Hi tkeo,
Still don't like the comparison against sys.maxint as that changes with machine. I simply want to check for one specific missing value 0xffffffff as we do with the start offset later on in KindleUnpack and many places in the header. I will fix that. If it is some other invalid value, I want to know that and let the program barf appropriately so we figure out how they have changed setting of CoverOffset. I will add my fix to the dump EXTH code as well. Also, do you have a specific testcase you use with that?
Thanks for catching the extra quotes bug in mobi_k8resc.py. I will remove the extra crs from prefs.py to keep it consistent with the other files.
Edit:
Here is how I am now handling the potentially missing CoverOffset issue (if that is what it even is). I am suspicious that someone has used an improperly written meta data editor and messed up the EXTH size fields somehow. If that is the case, I would rather we fail out as it will help us better detect where and when this is happening.
From mobi_header.py in parseMetaData(self)
Code:
if self.hasExth:
extheader=self.exth
_length, num_items = struct.unpack('>LL', extheader[4:12])
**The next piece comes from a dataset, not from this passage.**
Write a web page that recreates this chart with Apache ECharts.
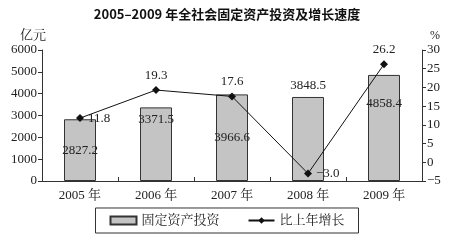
<!DOCTYPE html>
<html><head><meta charset="utf-8">
<script src="https://cdn.jsdelivr.net/npm/echarts@6/dist/echarts.min.js"></script>
<style>html,body{margin:0;padding:0;background:#fff}#c{width:454px;height:243px}</style>
</head><body><div id="c"></div>
<script>
const categories = ['2005 年','2006 年','2007 年','2008 年','2009 年'];
const investment = [2827.2, 3371.5, 3966.6, 3848.5, 4858.4];
const growth = [11.8, 19.3, 17.6, -3.0, 26.2];
const investLabels = ['2827.2','3371.5','3966.6','3848.5','4858.4'];
const growthLabels = ['11.8','19.3','17.6','\u22123.0','26.2'];
const leftTicks = [0,1000,2000,3000,4000,5000,6000];
const rightTicks = [-5,0,5,10,15,20,25,30];

const serif = '"Liberation Serif","Noto Serif CJK SC","Noto Sans CJK SC",serif';
const barPos = ['inside','insideTop','inside','top','insideTop'];
const barDist = [0,6,0,5,22];
const linePos = ['right','top','top','right','top'];

const chart = echarts.init(document.getElementById('c'), null, {renderer:'canvas'});
chart.setOption({
  animation:false,
  title:{text:'2005\u20132009 年全社会固定资产投资及增长速度', left:'center', top:3,
    textStyle:{fontSize:13, fontWeight:'bold', color:'#111', fontFamily:'"Noto Sans CJK SC",sans-serif'}},
  grid:{left:42, right:32, top:50, bottom:62},
  legend:{bottom:10, left:'center', itemGap:28, padding:[6,14], borderColor:'#333', borderWidth:1,
    textStyle:{fontSize:13, color:'#222', fontFamily:serif},
    data:[{name:'固定资产投资', icon:'rect'},{name:'比上年增长'}], itemWidth:26, itemHeight:8},
  xAxis:{type:'category', data:categories,
    axisLine:{lineStyle:{color:'#333'}},
    axisTick:{show:true, inside:true, length:4, lineStyle:{color:'#333'}},
    axisLabel:{fontSize:13, color:'#222', fontFamily:serif, margin:8}},
  yAxis:[
    {type:'value', min:leftTicks[0], max:leftTicks[leftTicks.length-1], interval:1000,
     name:'亿元', nameLocation:'end', nameGap:8, nameTextStyle:{fontSize:13, color:'#222', fontFamily:serif, align:'right', padding:[0,-4,0,0]},
     splitLine:{show:false},
     axisLine:{show:true, lineStyle:{color:'#333'}},
     axisTick:{show:true, length:4, lineStyle:{color:'#333'}},
     axisLabel:{fontSize:13, color:'#222', fontFamily:serif, margin:5, formatter:v=>String(v)}},
    {type:'value', min:rightTicks[0], max:rightTicks[rightTicks.length-1], interval:5,
     name:'%', nameLocation:'end', nameGap:8, nameTextStyle:{fontSize:12, color:'#222', fontFamily:serif, align:'left', padding:[0,0,0,8]},
     splitLine:{show:false},
     axisLine:{show:true, lineStyle:{color:'#333'}},
     axisTick:{show:true, length:4, lineStyle:{color:'#333'}},
     axisLabel:{fontSize:13, color:'#222', fontFamily:serif, margin:5,
       formatter:v=> v<0 ? '\u2212'+Math.abs(v) : String(v)}}
  ],
  series:[
    {name:'固定资产投资', type:'bar', yAxisIndex:0, barWidth:32,
     itemStyle:{color:'#c4c4c4', borderColor:'#333', borderWidth:1},
     data:investment.map((v,i)=>({value:v, label:{show:true, position:barPos[i], distance:barDist[i],
        formatter:investLabels[i], fontSize:13, color:'#222', fontFamily:serif}}))},
    {name:'比上年增长', type:'line', yAxisIndex:1, symbol:'diamond', symbolSize:8,
     lineStyle:{color:'#111', width:1}, itemStyle:{color:'#111'},
     data:growth.map((v,i)=>({value:v, label:{show:true, position:linePos[i], distance:4,
        formatter:growthLabels[i], fontSize:13, color:'#222', fontFamily:serif}}))}
  ]
});
</script></body></html>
extheader = extheader[12:]
pos = 0
for _ in range(num_items):
id, size = struct.unpack('>LL', extheader[pos:pos+8])
content = extheader[pos + 8: pos + size]
if id in MobiHeader.id_map_strings.keys():
name = MobiHeader.id_map_strings[id]
addValue(name, unicode(content, codec).encode('utf-8'))
elif id in MobiHeader.id_map_values.keys():
name = MobiHeader.id_map_values[id]
if size == 9:
value, = struct.unpack('B',content)
addValue(name, str(value))
elif size == 10:
value, = struct.unpack('>H',content)
addValue(name, str(value))
elif size == 12:
value, = struct.unpack('>L',content)
# handle special case of missing CoverOffset
if id != 201 or value != 0xffffffff:
addValue(name, str(value))
else:
print "Warning: Bad key, size, value combination detected in EXTH ", id, size, content.encode('hex')
addValue(name, content.encode('hex'))
Thanks,
KevinH
Quote:
Originally Posted by tkeo
Hi Kevin,
I have tested with 10 mobi files, 2 of which have HD images and 1 of which has no RESC. The splitted files are identical to ones generated by older mobi_split.py.
I have fixed a bug in taginfo_toxml() of mobi_k8resc.py and modified mobi_header.py.
I have changed to 508 : 'Unknown_Title_Furigana?_(508)',
517 : 'Unknown_Creator_Furigana?_(517)',
522 : 'Unknown_Publisher_Furigana?_(522)',
in dump_contexth(cpage, extheader).
Those in class MobiHeader are not changed.
I have modified this part too since int('0xffffffff') cannot convert to an long integer.
Code:
>>> int('0xffffffff')
Traceback (most recent call last):
File "<stdin>", line 1, in <module>
ValueError: invalid literal for int() with base 10: '0xffffffff'
>>>
I attach a patch. Hopefully, it is the final patch!
BTW,
prefs.py has CRLF line ending instead of LF.
Take care,
tkeo
|